Hacia el final de The Lego Movie, el padre encarnado por Will Ferrell irrumpe en el sótano donde guarda sus construcciones de coleccionista de Lego y sorprende a su hijo jugando con ellas. El muchacho se ha servido de las piezas y las figuras para desarrollar su imaginación en aquel espacio. Pero el juego implica caos y desorden, y por eso su padre se enfurece y lo abronca. No entiende que alguien haya quebrado la armonía y las reglas que conlleva. Ese choque suele ser habitual entre padres y sus niños: los primeros se rigen por la rigidez de las normas, y los segundos por la libertad de la fantasía. En la página 28 del ensayo El árbol, esta delicatesen que acaba de publicar Impedimenta con su habitual finura, dice John Fowles, acerca de su padre: Y no tiene ninguna importancia, creo, que lo que para él era el caos para mí fuera el orden.

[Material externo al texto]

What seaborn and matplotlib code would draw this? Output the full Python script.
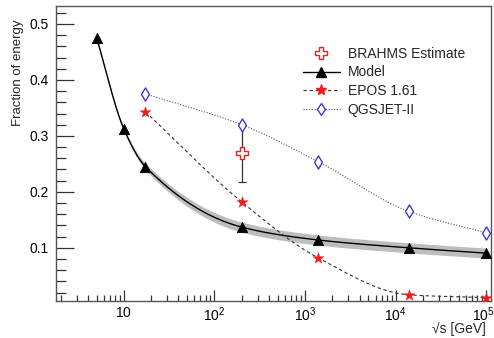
import numpy as np
import matplotlib
matplotlib.use("Agg")
import matplotlib.pyplot as plt
from matplotlib.lines import Line2D
from matplotlib.ticker import FixedLocator, FuncFormatter
import matplotlib.transforms as mtransforms
import seaborn as sns

# Centre-of-mass energies (GeV) and fractions of energy
model_x = [5, 10, 17.3, 200, 1400, 14000, 100000]
model_y = [0.475, 0.312, 0.245, 0.137, 0.114, 0.100, 0.0905]
model_err = [0.002, 0.003, 0.006, 0.009, 0.009, 0.009, 0.009]

epos_x = [17.3, 200, 1400, 14000, 100000]
epos_y = [0.343, 0.182, 0.082, 0.016, 0.011]

qgs_x = [17.3, 200, 1400, 14000, 100000]
qgs_y = [0.375, 0.320, 0.254, 0.165, 0.127]

brahms_x = [200]
brahms_y = [0.270]
brahms_lo = [0.218]
brahms_hi = [0.320]

x_ticks = [10, 100, 1000, 10000, 100000]
y_ticks = [0.1, 0.2, 0.3, 0.4, 0.5]


def pchip(x, y, xn):
    """Monotone cubic Hermite interpolation."""
    x = np.asarray(x, float)
    y = np.asarray(y, float)
    h = np.diff(x)
    d = np.diff(y) / h
    n = len(x)
    m = np.zeros(n)
    for k in range(1, n - 1):
        if d[k - 1] * d[k] > 0:
            w1 = 2 * h[k] + h[k - 1]
            w2 = h[k] + 2 * h[k - 1]
            m[k] = (w1 + w2) / (w1 / d[k - 1] + w2 / d[k])
    m[0] = d[0]
    m[-1] = d[-1]
    idx = np.clip(np.searchsorted(x, xn) - 1, 0, n - 2)
    t = (xn - x[idx]) / h[idx]
    h00 = 2 * t**3 - 3 * t**2 + 1
    h10 = t**3 - 2 * t**2 + t
    h01 = -2 * t**3 + 3 * t**2
    h11 = t**3 - t**2
    return h00 * y[idx] + h10 * h[idx] * m[idx] + h01 * y[idx + 1] + h11 * h[idx] * m[idx + 1]


def smooth(xs, ys, n=300):
    lx = np.log10(xs)
    grid = np.linspace(lx[0], lx[-1], n)
    return 10**grid, pchip(lx, ys, grid)


sns.set_style("ticks")
plt.rcParams["font.family"] = ["Liberation Sans", "DejaVu Sans"]
plt.rcParams["mathtext.fontset"] = "custom"
plt.rcParams["mathtext.rm"] = "Liberation Sans"

fig = plt.figure(figsize=(4.94, 3.38), dpi=100)
ax = fig.add_axes([0.1134, 0.1095, 0.8806, 0.8725])

# Model with uncertainty band
mx, my = smooth(model_x, model_y)
_, me = smooth(model_x, model_err)
ax.fill_between(mx, my - me, my + me, color="#bdbdbd", lw=0, zorder=1)
sns.lineplot(x=mx, y=my, ax=ax, color="black", lw=1.0, sort=False, zorder=2)
sns.scatterplot(x=model_x, y=model_y, ax=ax, marker="^", s=55, color="black",
                edgecolor="black", zorder=5)

# EPOS 1.61
ex, ey = smooth(epos_x, epos_y)
ax.plot(ex, ey, color="#333333", lw=0.8, ls=(0, (3, 2.5)), zorder=2)
sns.scatterplot(x=epos_x, y=epos_y, ax=ax, marker="*", s=70, color="#ee1c1c",
                edgecolor="#ee1c1c", linewidth=0.3, zorder=5)

# QGSJET-II
qx, qy = smooth(qgs_x, qgs_y)
ax.plot(qx, qy, color="#555555", lw=0.8, ls=(0, (1, 1.5)), zorder=2)
ax.scatter(qgs_x, qgs_y, marker="d", s=45, facecolors="white",
           edgecolors="#3a3ad6", linewidths=1.0, zorder=5)

# BRAHMS estimate
b_y = np.array(brahms_y)
ax.errorbar(brahms_x, brahms_y,
            yerr=[b_y - np.array(brahms_lo), np.array(brahms_hi) - b_y],
            fmt="none", ecolor="#333333", elinewidth=0.9, capsize=3, capthick=0.9,
            zorder=3)
ax.scatter(brahms_x, brahms_y, marker="P", s=80, facecolors="white",
           edgecolors="#ee2222", linewidths=1.0, zorder=6)

ax.set_xscale("log")
ax.set_xlim(1.78, 1.13e5)
ax.set_ylim(0.005, 0.532)

ax.xaxis.set_major_locator(FixedLocator(x_ticks))
ax.xaxis.set_major_formatter(FuncFormatter(
    lambda v, p: r"$10$" if abs(v - 10) < 1e-6 else r"$10^{%d}$" % round(np.log10(v))))
ax.yaxis.set_major_locator(FixedLocator(y_ticks))
ax.yaxis.set_minor_locator(FixedLocator(np.arange(0.02, 0.53, 0.02)))
ax.yaxis.set_major_formatter(FuncFormatter(lambda v, p: "%.1f" % v))

ax.tick_params(which="both", direction="in", colors="#333333", labelcolor="black",
               labelsize=10, top=False, right=False)
ax.tick_params(axis="y", which="major", length=13, width=0.9, pad=5)
ax.tick_params(axis="y", which="minor", length=7, width=0.9)
ax.tick_params(axis="x", which="major", length=8, width=0.9, pad=3.5)
ax.tick_params(axis="x", which="minor", length=4, width=0.9)
for s in ax.spines.values():
    s.set_color("#555555")
    s.set_linewidth(1.0)
    s.set_visible(True)

# keep the last decade label inside the canvas
fig.canvas.draw()
last = ax.get_xticklabels()[-1]
last.set_transform(last.get_transform() +
                   mtransforms.ScaledTranslation(-3 / 100, 0, fig.dpi_scale_trans))

ax.text(-0.088, 0.953, "Fraction of energy", transform=ax.transAxes,
        rotation=90, ha="center", va="top", fontsize=9.5)
ax.text(0.988, -0.107, "\u221as [GeV]", transform=ax.transAxes,
        ha="right", va="baseline", fontsize=10)

handles = [
    Line2D([], [], ls="none", marker="P", ms=9, mfc="white", mec="#ee2222", mew=1.0),
    Line2D([], [], color="black", lw=1.0, marker="^", ms=7, mfc="black", mec="black"),
    Line2D([], [], color="#333333", lw=0.8, ls=(0, (3, 2.5)), marker="*", ms=8,
           mfc="#ee1c1c", mec="#ee1c1c"),
    Line2D([], [], color="#555555", lw=0.8, ls=(0, (1, 1.5)), marker="d", ms=6.5,
           mfc="white", mec="#3a3ad6", mew=1.0),
]
labels = ["BRAHMS Estimate", "Model", "EPOS 1.61", "QGSJET-II"]
ax.legend(handles, labels, frameon=False, fontsize=10, loc="upper left",
          bbox_to_anchor=(0.54, 0.905), handlelength=2.6, handletextpad=0.6,
          labelspacing=0.35)

fig.savefig("out.png", dpi=100)
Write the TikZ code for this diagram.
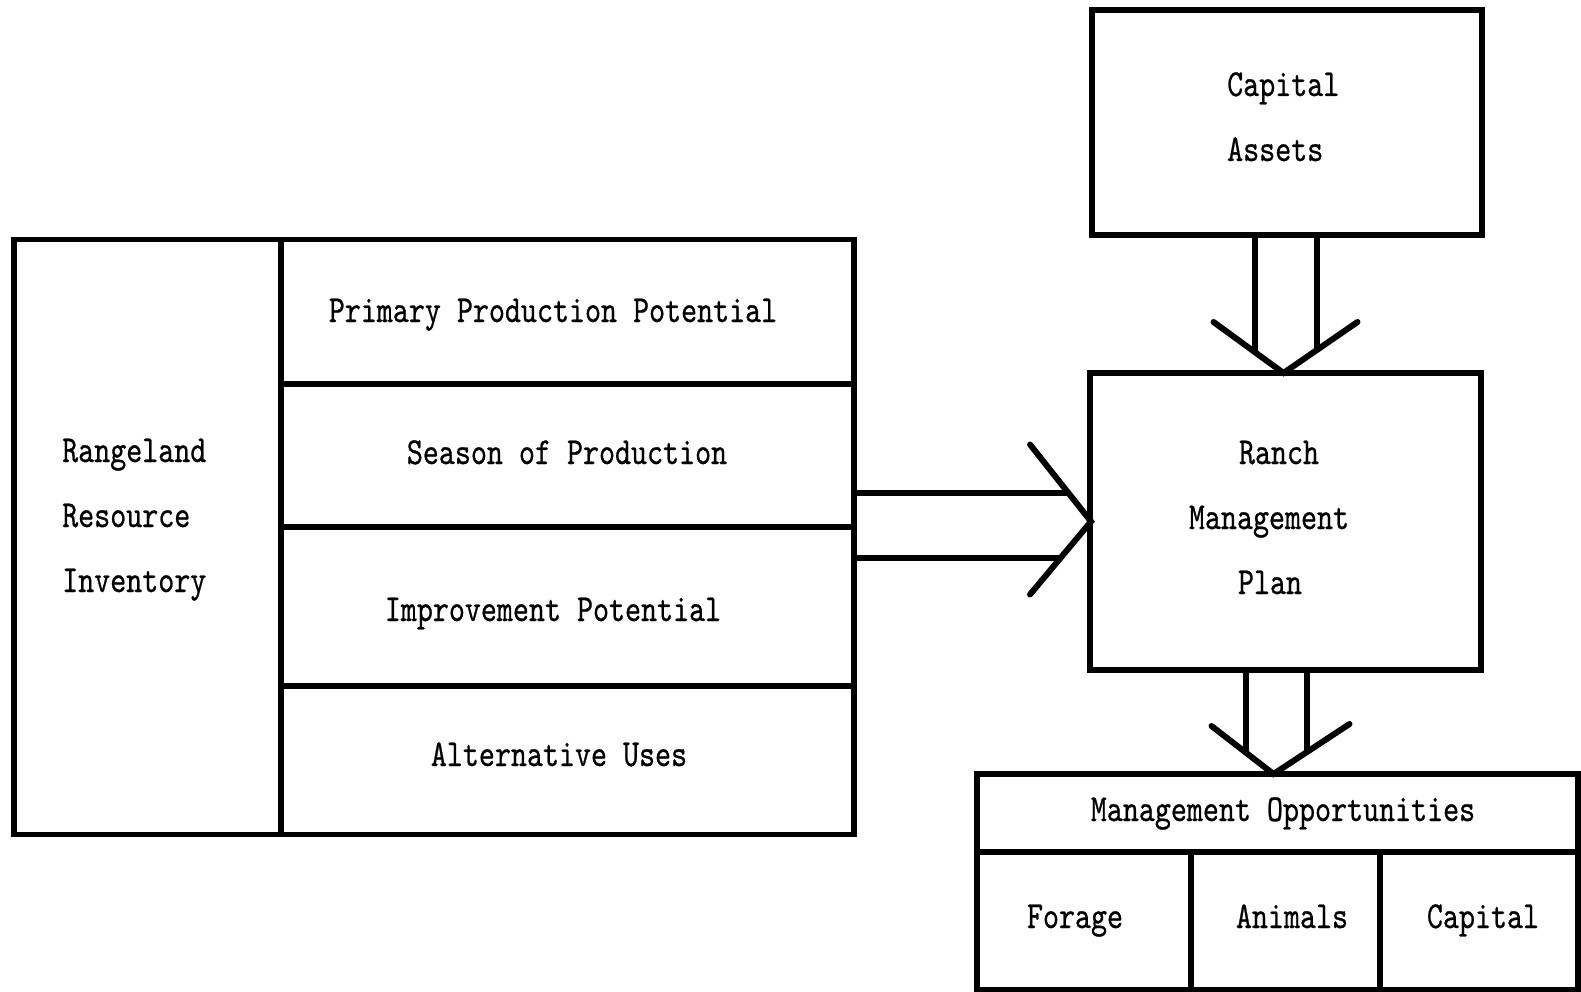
\documentclass[tikz,border=0pt]{standalone}
\usepackage{fontspec}
\usepackage{graphicx}
\newfontfamily\tw{lmmono10-regular}[Extension=.otf, FakeBold=0.7]
\usetikzlibrary{calc}
\newcommand{\tx}[1]{\scalebox{1}[1.25]{#1}}
\begin{document}
\begin{tikzpicture}[x=1pt,y=-1pt,
  box/.style={draw, line width=5.5pt, rectangle, inner sep=0pt, outer sep=0pt},
  ln/.style={line width=5.5pt},
  chev/.style={line width=6pt, line cap=round, line join=miter},
  lbl/.style={font=\tw\fontsize{30.5}{36}\selectfont, inner sep=0pt}]
\fill[white] (0,0) rectangle (1581,992);
\useasboundingbox (0,0) rectangle (1581,992);
% boxes
\node[box, minimum width=840pt, minimum height=595pt] (rri) at (434,537) {};
\node[box, minimum width=390pt, minimum height=225pt] (cap) at (1287,122.5) {};
\node[box, minimum width=391pt, minimum height=297pt] (ranch) at (1285.5,521.5) {};
\node[box, minimum width=601pt, minimum height=216pt] (mo) at (1277.5,882) {};
% left box dividers
\coordinate (dv) at (281,0);
\draw[ln] (dv |- rri.north) -- (dv |- rri.south);
\draw[ln] (281,384) -- (rri.east |- 0,384);
\draw[ln] (281,527) -- (rri.east |- 0,527);
\draw[ln] (281,686) -- (rri.east |- 0,686);
% management opportunities dividers
\draw[ln] (mo.west |- 0,852) -- (mo.east |- 0,852);
\draw[ln] (1191,852) -- (1191,0 |- mo.south);
\draw[ln] (1380,852) -- (1380,0 |- mo.south);
% texts
\node[lbl, anchor=base west] (rr1) at (62,462) {\tx{Rangeland}};
\node[lbl, anchor=base west] (rr2) at (62,527) {\tx{Resource}};
\node[lbl, anchor=base west] (rr3) at (62,592) {\tx{Inventory}};
\node[lbl, anchor=base] (ppp) at (553,322) {\tx{Primary Production Potential}};
\node[lbl, anchor=base] (sop) at (567,464) {\tx{Season of Production}};
\node[lbl, anchor=base] (imp) at (553,621) {\tx{Improvement Potential}};
\node[lbl, anchor=base] (alt) at (559,766) {\tx{Alternative Uses}};
\node[lbl, anchor=base west] (ca1) at (1227,96) {\tx{Capital}};
\node[lbl, anchor=base west] (ca2) at (1227,161) {\tx{Assets}};
\node[lbl, anchor=base] (rm1) at (1279,464) {\tx{Ranch}};
\node[lbl, anchor=base] (rm2) at (1269,529) {\tx{Management}};
\node[lbl, anchor=base] (rm3) at (1270,594) {\tx{Plan}};
\node[lbl, anchor=base] (mot) at (1283,821) {\tx{Management Opportunities}};
\node[lbl, anchor=base] (fo) at (1075,928) {\tx{Forage}};
\node[lbl, anchor=base] (an) at (1292,928) {\tx{Animals}};
\node[lbl, anchor=base] (cp) at (1483,928) {\tx{Capital}};
% arrow capital -> ranch
\coordinate (t1) at ($(ranch.north)+(-2,0)$);
\draw[ln] ($(cap.south)+(-32,0)$) -- ++(0,116);
\draw[ln] ($(cap.south)+(30,0)$) -- ++(0,113);
\draw[chev] ($(t1)+(-70,-51)$) -- (t1) -- ($(t1)+(74,-51)$);
% arrow inventory -> ranch
\coordinate (t2) at ($(ranch.west)+(1,0)$);
\draw[ln] ($(rri.east)+(0,-44)$) -- ++(214,0);
\draw[ln] ($(rri.east)+(0,21)$) -- ++(207,0);
\draw[chev] ($(t2)+(-61,-77)$) -- (t2) -- ($(t2)+(-61,73)$);
% arrow ranch -> management opportunities
\coordinate (t3) at ($(mo.north)+(-4,0)$);
\draw[ln] ($(ranch.south)+(-39.5,0)$) -- ++(0,83);
\draw[ln] ($(ranch.south)+(21.5,0)$) -- ++(0,82);
\draw[chev] ($(t3)+(-62,-48)$) -- (t3) -- ($(t3)+(76,-50)$);
\end{tikzpicture}
\end{document}
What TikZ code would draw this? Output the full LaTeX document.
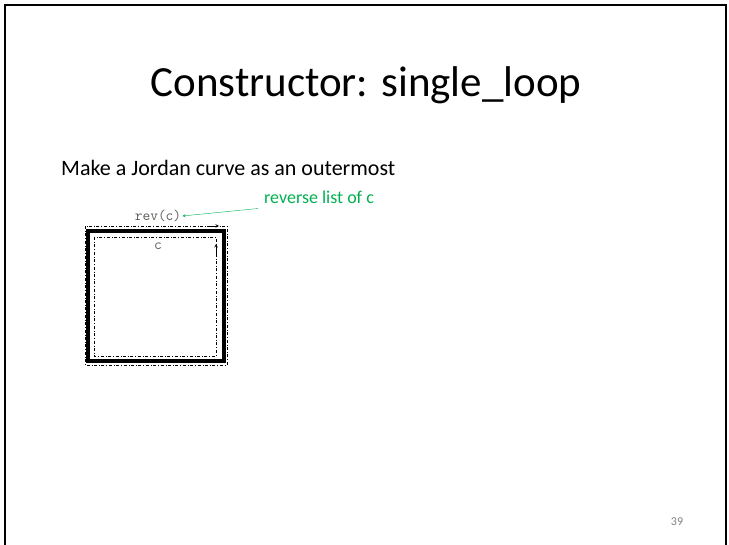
\documentclass[tikz,border=0pt]{standalone}
\usepackage{fontspec}
\setmainfont{Carlito}
\usepackage{tikz}
\usetikzlibrary{arrows, positioning, calc}
\definecolor{notegreen}{RGB}{0,176,80}
\definecolor{codegray}{RGB}{95,90,85}
\tikzstyle{title} = [font=\fontsize{43}{47}\selectfont, inner sep=0pt]
\tikzstyle{body} = [font=\fontsize{22}{26}\selectfont, inner sep=0pt, anchor=west]
\tikzstyle{code} = [font=\ttfamily\fontsize{15}{16}\selectfont, text=codegray, inner sep=1pt]
\tikzstyle{note} = [font=\fontsize{18}{20}\selectfont, text=notegreen, inner sep=1pt, anchor=west]
\tikzstyle{loop} = [dash dot, line width=0.8pt]
\tikzstyle{tip} = [line width=0.6pt,->,>=stealth]

\begin{document}
\begin{tikzpicture}[x=1pt, y=-1pt]
            \useasboundingbox (0,0) rectangle (729,545);
            % slide frame
            \draw [line width=2.5pt] (5,548) -- (5,5) -- (726,5) -- (726,548);

            % Headings
            \node (head) [title] at (366,85) {Constructor: single\_loop};
            \node (intro) [body] at (61,168) {Make a Jordan curve as an outermost};

            % Loops
            \draw [loop] (85,226) rectangle (227,365);
            \draw [line width=3.5pt] (88,231) rectangle (224,361);
            \draw [loop] (94,237) rectangle (216,356);
            \draw [tip] (207,226) -- (219,226);
            \draw [tip] (216,254) -- (216,244);

            % Labels
            \node (rev) [code] at (158,216) {rev(c)};
            \node (c) [code] at (158,246) {c};
            \node (revnote) [note] at (263,197) {reverse list of c};
            \draw [notegreen, ->, >=stealth] ($(revnote.south west)+(-5,4)$) -- (rev.east);

            % page number
            \node (page) [font=\fontsize{12}{14}\selectfont, text=gray] at (677,522) {39};
        \end{tikzpicture}
\end{document}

Porque la figura del padre como guardián de las reglas estrictas y de la planificación es uno de los ejemplos y de las teorías expuestas por el autor en las poco más de cien deliciosas páginas de este texto al mostrarnos la importancia que suponían para él los bosques. Mientras su padre prefería el jardín trasero de su casa en la ciudad, con todo medido y limpio y clasificado, su hijo, que acabaría convirtiéndose en un gran escritor, en seguida sintió devoción por el entorno salvaje de las afueras, por lo que no estaba domesticado ni tratado ni sometido a pulcros cuidados y a podas continuas. El padre prefiere vivir en la ciudad. El hijo, en el campo: de ahí nacerá su aversión a las etiquetas, las clasificaciones, los límites y las categorías cuando se aplican a la naturaleza en particular y a otros ámbitos en general.


Pero la infancia y el conflicto con su padre no son los únicos temas que trata Fowles en El árbol. La observación de los bosques como conjunto, la libertad que se siente al deambular por ellos sin rumbo y las múltiples opciones para recorrerlos según el antojo de cada uno, le sirven como metáfora para hablarnos de los peligros del método científico, del acoso del hombre a la naturaleza cuando sólo la utiliza en beneficio propio para destrozar árboles y suplantarlos por la civilización, de los escenarios naturales que sirvieron antaño como marco para construir novelas donde el bosque siempre era una amenaza y de los paralelismos entre ese paseo errático por los caminos y las posibilidades que le brindaba la literatura como oficio (No planifico la escritura de mis novelas mucho más de lo que suelo planificar mis paseos por el bosque. Sigo el itinerario que me parece más plausible en un momento dado, y no un itinerario ya decidido antes de empezar). He aquí un hombre que, además, supo mantenerse en conexión espiritual con la espesura, algo evidente en la última parte del libro.


Sólo son unas cien páginas, exquisitamente escritas por John Fowles y traducidas de manera magnífica por Pilar Adón, y merecen mucho la pena.